Sneezer was indicted for aggravated sexual abuse, in violation of 18 U.S.C. Secs. 1153 and 2241(a). At his jury trial, the following evidence was presented. Sneezer stopped a seventeen-year-old girl walking along a highway and forced her into his car. After driving a few miles, Sneezer stopped and took his victim to a spot about 150 feet off the highway. There Sneezer threatened her, threw her on the ground, removed most of his clothing and climbed on top of her. He pulled away her clothing, and touched and bit her breast. She managed to escape. There is no question that Sneezer was intoxicated during the incident. At the close of evidence, the judge instructed the jury on attempted aggravated sexual abuse and attempted sexual abuse, but not on aggravated sexual abuse, the crime charged in the indictment. The judge refused Sneezer's requests for instructions on abusive sexual contact and on the defense of voluntary intoxication. Sneezer was convicted of attempted sexual abuse and sentenced to a prison term of five years.

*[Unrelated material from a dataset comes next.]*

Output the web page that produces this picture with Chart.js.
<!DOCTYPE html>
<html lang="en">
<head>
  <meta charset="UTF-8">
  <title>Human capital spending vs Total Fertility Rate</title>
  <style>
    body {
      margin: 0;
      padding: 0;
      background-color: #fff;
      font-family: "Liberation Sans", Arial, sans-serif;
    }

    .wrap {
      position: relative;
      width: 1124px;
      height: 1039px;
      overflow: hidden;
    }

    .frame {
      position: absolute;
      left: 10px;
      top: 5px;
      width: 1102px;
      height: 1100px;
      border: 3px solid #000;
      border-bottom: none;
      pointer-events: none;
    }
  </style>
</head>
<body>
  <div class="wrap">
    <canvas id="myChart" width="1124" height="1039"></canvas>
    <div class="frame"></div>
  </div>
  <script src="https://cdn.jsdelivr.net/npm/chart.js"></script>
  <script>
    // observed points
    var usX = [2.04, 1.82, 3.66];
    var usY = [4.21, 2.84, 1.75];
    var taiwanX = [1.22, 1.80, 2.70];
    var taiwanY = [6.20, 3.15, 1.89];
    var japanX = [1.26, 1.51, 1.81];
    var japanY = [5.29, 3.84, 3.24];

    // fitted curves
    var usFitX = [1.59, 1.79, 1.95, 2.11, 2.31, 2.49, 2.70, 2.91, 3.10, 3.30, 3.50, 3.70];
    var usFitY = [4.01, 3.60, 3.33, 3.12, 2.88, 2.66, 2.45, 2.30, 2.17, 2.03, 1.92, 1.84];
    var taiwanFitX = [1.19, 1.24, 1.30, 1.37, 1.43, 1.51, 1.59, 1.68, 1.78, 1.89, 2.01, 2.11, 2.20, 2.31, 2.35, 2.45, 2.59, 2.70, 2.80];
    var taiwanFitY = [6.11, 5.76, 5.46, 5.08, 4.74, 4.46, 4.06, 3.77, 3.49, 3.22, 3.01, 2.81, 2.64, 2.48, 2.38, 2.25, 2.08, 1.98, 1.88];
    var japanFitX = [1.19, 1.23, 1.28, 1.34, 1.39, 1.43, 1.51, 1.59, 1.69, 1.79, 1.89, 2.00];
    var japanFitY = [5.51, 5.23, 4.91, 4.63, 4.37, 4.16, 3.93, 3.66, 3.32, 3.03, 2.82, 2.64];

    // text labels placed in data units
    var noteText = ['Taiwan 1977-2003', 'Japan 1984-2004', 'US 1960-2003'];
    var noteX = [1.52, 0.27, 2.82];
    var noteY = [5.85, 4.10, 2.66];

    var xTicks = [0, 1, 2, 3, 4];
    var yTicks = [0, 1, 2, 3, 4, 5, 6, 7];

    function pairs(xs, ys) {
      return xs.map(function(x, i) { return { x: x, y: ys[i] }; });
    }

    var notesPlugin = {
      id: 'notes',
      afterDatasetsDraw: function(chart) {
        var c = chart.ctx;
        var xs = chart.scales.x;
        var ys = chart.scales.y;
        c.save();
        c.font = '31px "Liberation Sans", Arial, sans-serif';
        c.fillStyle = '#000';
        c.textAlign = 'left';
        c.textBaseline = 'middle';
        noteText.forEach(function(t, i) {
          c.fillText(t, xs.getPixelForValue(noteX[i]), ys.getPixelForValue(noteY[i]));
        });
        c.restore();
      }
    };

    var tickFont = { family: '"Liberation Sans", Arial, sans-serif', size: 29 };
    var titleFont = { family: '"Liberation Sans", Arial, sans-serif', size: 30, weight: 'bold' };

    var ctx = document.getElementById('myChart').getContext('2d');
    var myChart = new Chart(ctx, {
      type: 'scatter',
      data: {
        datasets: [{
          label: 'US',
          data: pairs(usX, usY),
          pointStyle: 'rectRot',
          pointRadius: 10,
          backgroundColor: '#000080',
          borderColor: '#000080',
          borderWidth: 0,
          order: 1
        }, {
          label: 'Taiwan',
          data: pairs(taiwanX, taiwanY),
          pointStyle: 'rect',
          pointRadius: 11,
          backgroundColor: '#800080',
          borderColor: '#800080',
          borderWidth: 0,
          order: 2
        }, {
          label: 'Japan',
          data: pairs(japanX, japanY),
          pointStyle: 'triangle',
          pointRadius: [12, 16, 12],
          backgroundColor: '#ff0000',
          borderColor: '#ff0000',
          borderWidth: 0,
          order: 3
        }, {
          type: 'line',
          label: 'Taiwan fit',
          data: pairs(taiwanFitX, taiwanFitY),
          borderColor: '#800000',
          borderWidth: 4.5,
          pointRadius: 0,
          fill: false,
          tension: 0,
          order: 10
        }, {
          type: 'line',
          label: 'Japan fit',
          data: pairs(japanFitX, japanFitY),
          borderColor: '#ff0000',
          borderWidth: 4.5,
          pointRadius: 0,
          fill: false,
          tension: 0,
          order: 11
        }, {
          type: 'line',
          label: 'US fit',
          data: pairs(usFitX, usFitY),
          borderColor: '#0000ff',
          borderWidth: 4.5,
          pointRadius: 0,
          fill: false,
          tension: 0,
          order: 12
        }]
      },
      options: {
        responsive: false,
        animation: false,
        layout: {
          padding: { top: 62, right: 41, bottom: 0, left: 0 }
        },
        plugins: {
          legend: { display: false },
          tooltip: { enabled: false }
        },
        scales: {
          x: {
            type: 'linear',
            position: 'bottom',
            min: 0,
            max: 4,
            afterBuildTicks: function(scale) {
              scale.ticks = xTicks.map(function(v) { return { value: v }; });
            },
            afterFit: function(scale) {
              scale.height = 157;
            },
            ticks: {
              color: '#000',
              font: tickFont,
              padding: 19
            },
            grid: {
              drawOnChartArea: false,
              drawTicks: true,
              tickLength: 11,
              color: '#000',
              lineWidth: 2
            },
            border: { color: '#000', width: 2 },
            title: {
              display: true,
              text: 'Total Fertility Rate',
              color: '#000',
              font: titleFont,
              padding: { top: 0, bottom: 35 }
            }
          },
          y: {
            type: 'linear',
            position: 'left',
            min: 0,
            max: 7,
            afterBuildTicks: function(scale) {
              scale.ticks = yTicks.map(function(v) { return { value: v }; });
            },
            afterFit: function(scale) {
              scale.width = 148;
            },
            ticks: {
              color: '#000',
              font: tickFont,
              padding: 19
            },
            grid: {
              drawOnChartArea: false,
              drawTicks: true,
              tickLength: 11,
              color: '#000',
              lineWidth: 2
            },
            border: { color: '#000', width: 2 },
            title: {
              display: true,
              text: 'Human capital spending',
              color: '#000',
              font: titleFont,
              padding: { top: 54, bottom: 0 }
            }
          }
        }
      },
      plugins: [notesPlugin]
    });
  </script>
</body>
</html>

The government concedes that Sneezer was intoxicated at the time of the incident. Voluntary intoxication may be a defense to a specific intent crime, but not a general intent crime. See United States v. Jim, 865 F.2d at 212; United States v. Echeverry, 759 F.2d 1451, 1454 (9th Cir.1985). Thus, our question is whether the crime of attempted sexual abuse requires proof of specific intent for which voluntary intoxication may provide a defense.
Applying the rule of Darby to this case, we conclude that the crime of which Sneezer was convicted, attempted sexual abuse, required proof of specific intent to accomplish the acts that constitute the completed crime. Because specific intent was an essential element, Sneezer was entitled to an instruction on his defense of voluntary intoxication.